The prospect for more BAA asset sales is rising, including the possible sale of London Gatwick Airport, as the UK airport operator’s 61% owner, Grupo Ferrovial, struggles under rising debt servicing costs.
BAA CEO, Stephen Nelson, has announced his resignation after almost two turbulent years in the position, while anti-Third Heathrow Runway activists have dramatically stepped-up their campaign with a protest on the roof of the UK Parliament yesterday.
Against this backdrop, Ferrovial reported a 49% reduction in net profit in 2007, due to sharply higher servicing costs on its massive debt pile of EUR30 billion – particularly on debts related to the BAA acquisition.
Ferrovial, whose share price has halved in the past 12 months, is having troubles refinancing almost GBP10 billion in debt taken to purchase BAA.
The company aims to securitise BAA's debt against its airports in two investment grade parcels. These are, the regulated London airports, and the non-regulated UK airports.
However, the prospects for successfully completing the refinancing are severely challenged by the fragile state of capital markets and the collapse of the monoline insurance market.
Ferrovial’s refinancing plans, which it now aims to complete by mid-year, also depend on regulatory decisions concerning rates BAA can charge airlines at London Heathrow and Gatwick airports, with a decision expected in early Mar-08. No date has been set for the completion of its refinancing plans, and until it does so, will continue to pay punitive interest rates.
BAA's earnings are also a drag on the Spanish construction major, with the UK airport operator generating EUR216.8 million in losses during 2007. The figure is expected to increase to EUR300 million in losses in 2008, due to higher costs associated with the inauguration of its new Terminal 5, and the potential negative accounting impact of EUR1.2 billion from tax changes in the UK. EBITDA was well below market expectations, although capital expenditure was better than expected.
Ferrovial’s overall financing costs rose 45.5% year-on-year to EUR1.9 billion in 2007. Total debt stood at EUR30.26 billion at the end of 2007, a 7.8% year-on-year reduction (due to the appreciation of the euro against the pound). The cost of servicing debt now accounts for 50% of Ferrovial’s EBITDA.

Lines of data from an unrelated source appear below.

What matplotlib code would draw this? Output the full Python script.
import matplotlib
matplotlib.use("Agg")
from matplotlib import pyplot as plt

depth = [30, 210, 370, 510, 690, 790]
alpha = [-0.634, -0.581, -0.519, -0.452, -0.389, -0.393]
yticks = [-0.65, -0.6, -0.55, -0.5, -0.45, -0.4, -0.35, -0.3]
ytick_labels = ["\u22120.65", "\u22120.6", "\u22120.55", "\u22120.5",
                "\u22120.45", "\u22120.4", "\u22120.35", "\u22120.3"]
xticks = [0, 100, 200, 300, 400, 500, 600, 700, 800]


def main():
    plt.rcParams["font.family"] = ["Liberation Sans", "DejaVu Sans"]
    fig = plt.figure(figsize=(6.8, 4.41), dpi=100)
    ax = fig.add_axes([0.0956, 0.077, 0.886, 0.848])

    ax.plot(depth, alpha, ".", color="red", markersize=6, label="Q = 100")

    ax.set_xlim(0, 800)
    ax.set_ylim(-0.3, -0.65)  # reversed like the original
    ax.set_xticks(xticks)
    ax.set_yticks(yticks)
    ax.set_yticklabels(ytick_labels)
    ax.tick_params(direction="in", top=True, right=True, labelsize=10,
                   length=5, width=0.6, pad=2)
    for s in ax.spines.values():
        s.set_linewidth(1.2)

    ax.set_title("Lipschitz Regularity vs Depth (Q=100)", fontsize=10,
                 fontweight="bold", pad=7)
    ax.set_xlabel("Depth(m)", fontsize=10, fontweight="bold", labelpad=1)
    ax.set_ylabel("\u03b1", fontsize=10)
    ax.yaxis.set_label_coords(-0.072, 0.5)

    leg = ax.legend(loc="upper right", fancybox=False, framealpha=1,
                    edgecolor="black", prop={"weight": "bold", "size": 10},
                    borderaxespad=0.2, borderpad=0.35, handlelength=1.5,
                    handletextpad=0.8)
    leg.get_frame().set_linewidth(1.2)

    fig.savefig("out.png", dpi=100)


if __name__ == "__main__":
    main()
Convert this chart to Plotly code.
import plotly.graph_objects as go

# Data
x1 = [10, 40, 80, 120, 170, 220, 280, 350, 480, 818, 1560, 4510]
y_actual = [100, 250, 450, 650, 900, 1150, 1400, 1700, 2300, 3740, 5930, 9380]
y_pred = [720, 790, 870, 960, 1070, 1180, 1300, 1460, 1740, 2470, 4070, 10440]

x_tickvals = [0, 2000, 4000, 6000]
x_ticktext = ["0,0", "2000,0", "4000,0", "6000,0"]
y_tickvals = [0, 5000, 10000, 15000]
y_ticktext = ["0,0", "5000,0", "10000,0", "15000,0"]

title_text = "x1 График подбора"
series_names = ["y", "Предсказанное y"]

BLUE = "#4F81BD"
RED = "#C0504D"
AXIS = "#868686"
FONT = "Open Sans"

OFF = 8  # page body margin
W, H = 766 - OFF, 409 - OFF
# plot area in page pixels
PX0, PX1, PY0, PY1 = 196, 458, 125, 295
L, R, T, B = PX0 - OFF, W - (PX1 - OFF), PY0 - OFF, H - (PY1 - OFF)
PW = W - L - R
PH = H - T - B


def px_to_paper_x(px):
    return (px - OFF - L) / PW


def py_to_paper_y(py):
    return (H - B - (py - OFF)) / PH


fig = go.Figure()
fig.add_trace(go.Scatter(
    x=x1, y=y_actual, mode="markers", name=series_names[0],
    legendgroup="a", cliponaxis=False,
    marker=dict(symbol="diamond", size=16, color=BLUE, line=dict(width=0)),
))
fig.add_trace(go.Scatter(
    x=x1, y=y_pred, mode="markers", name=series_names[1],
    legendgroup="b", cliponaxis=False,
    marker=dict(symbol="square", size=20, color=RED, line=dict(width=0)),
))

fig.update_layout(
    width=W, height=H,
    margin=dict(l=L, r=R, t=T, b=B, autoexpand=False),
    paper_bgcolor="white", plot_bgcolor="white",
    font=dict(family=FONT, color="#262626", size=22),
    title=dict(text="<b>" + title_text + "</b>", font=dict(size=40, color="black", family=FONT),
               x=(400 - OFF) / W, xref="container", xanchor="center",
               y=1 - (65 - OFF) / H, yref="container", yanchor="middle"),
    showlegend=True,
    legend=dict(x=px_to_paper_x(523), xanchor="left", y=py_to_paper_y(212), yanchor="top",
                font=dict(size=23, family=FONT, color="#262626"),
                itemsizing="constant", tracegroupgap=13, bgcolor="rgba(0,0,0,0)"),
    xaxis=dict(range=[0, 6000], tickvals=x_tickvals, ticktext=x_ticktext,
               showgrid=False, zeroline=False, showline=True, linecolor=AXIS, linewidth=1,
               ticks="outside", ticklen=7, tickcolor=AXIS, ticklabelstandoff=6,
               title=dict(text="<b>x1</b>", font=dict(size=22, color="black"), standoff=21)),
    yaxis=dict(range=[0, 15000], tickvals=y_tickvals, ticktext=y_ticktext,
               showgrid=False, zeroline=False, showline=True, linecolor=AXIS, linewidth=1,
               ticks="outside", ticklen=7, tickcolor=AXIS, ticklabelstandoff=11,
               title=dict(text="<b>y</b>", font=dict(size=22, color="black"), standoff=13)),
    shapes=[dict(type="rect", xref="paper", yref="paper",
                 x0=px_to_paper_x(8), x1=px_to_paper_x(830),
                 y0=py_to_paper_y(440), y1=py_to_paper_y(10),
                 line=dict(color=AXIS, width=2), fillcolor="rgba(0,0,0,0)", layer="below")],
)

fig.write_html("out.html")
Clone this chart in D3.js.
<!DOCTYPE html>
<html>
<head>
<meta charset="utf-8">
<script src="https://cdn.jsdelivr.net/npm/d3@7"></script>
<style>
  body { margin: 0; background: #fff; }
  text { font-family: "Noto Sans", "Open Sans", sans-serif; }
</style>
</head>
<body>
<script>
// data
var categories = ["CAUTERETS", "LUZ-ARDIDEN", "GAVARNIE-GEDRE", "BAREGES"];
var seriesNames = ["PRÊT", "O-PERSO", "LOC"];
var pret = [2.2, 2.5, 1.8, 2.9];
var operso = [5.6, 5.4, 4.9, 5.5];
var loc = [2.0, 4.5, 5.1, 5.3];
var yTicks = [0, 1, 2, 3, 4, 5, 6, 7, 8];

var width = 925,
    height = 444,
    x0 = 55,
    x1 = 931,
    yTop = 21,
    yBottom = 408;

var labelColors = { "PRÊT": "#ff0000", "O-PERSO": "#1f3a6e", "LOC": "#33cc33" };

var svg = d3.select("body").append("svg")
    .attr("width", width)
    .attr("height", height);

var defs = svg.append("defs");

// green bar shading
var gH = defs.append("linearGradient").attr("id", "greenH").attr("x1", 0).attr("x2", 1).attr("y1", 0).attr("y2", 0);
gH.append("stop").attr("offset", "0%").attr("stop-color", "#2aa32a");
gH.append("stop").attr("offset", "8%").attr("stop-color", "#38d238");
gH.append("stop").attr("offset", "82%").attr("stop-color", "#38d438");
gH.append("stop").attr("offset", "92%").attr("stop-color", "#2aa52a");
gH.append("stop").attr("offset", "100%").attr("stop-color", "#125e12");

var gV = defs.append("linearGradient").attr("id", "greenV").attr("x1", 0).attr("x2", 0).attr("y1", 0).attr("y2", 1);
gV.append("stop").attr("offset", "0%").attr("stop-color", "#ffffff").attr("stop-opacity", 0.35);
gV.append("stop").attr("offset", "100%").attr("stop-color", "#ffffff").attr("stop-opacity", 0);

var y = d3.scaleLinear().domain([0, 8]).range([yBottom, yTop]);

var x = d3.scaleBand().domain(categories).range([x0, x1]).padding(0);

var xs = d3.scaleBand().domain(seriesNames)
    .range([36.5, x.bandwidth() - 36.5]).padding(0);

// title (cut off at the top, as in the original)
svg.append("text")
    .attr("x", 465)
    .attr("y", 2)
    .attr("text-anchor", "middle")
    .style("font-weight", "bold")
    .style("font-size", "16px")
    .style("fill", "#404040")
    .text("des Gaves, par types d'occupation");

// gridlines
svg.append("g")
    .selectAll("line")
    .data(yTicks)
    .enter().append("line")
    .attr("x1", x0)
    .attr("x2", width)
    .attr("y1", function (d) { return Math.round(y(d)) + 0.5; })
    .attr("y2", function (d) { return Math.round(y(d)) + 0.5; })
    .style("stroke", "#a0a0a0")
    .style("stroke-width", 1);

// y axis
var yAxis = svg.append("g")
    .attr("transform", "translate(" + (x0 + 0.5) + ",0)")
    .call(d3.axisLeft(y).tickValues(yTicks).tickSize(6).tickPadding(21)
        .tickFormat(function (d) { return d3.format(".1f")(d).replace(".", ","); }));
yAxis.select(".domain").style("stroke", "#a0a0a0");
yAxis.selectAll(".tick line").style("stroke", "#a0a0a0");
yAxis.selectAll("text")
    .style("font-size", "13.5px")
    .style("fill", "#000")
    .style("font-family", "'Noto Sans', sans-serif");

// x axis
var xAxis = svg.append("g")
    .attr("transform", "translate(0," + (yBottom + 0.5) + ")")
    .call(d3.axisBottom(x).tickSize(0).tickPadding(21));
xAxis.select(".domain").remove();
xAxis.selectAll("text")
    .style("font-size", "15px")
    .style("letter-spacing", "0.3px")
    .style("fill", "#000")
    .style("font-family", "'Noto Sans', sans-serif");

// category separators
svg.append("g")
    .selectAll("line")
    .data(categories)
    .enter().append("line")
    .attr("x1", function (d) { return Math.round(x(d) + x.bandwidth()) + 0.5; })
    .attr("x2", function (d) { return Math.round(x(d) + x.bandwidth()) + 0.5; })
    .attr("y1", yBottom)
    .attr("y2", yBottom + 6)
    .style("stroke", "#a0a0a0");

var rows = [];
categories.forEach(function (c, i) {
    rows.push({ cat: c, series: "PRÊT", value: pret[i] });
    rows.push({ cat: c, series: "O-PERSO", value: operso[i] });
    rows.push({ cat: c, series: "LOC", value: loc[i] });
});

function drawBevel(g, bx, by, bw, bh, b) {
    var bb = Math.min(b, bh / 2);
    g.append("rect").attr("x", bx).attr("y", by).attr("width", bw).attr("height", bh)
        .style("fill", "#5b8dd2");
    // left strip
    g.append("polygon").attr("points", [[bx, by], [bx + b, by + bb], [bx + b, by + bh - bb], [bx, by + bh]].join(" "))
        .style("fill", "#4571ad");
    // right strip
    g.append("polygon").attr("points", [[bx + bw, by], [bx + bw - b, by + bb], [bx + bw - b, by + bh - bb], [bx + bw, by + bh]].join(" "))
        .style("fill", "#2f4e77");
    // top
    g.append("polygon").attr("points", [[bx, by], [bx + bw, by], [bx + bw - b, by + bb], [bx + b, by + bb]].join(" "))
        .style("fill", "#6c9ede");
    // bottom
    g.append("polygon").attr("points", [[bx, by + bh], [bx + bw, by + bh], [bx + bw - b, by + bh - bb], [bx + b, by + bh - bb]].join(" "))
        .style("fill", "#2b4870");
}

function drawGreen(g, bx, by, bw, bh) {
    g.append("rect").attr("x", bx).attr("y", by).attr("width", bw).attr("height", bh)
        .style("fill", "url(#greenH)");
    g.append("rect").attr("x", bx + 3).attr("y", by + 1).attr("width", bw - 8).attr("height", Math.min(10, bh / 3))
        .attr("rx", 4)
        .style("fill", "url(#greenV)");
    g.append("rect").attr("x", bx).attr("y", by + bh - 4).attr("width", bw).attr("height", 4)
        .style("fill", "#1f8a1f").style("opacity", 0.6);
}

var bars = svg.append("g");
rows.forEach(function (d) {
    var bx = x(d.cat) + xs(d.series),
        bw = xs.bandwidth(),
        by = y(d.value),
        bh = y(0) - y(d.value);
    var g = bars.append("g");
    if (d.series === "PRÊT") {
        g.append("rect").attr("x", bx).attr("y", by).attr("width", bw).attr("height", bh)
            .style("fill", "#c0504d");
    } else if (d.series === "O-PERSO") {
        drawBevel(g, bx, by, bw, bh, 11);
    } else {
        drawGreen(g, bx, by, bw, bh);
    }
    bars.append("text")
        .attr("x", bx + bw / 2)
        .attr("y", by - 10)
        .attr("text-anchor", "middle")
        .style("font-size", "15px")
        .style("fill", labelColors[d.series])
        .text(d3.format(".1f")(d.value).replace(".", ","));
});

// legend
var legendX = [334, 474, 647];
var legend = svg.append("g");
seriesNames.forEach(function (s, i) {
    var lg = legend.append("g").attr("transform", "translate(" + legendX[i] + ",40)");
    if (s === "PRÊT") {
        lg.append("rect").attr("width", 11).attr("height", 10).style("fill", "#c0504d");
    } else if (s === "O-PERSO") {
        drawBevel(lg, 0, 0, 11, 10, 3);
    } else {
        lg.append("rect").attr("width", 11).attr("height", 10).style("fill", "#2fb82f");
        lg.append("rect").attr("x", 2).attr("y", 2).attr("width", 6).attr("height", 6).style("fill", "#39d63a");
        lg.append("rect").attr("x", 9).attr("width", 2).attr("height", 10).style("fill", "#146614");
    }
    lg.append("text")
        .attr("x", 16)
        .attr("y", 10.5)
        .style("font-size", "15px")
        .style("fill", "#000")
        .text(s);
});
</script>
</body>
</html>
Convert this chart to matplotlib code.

Ferrovial's total revenue rose 18% year-on-year to EUR14.6 billion in 2007, while EBITDA increased 31% to EUR3.0 billion, as a result of the first time incorporation of BAA. Airports now account for 50% of Ferrovial's core earnings.
During 2007, Ferrovial divested assets to lower financing costs linked to BAA's purchase. In 2007, the group sold its 20.9% stake in Sydney Airport to a group led by Macquarie Airports, resulting in a capital gain of approximately EUR474.8 million. It also divested BAA's controlling stake in Budapest Airport Zrt to a unit of German construction company, Hochtief AG, for EUR1.9 billion and a capital gain of approximately EUR107 million.
The sale of BAA’s real estate unit has struck some difficulties, while the World Duty Free sale is nearing completion. If both are completed, as hoped in 1H08, up to EUR930 million could be raised to help retire debts.
Further BAA asset sales are highly probable, due to the market's weak appetite for Ferrovial’s debt restructure. Gatwick could soon join the growing pipeline of privatisation opportunities that includes Chicago Midway, Prague, French regionals and Lisbon airports.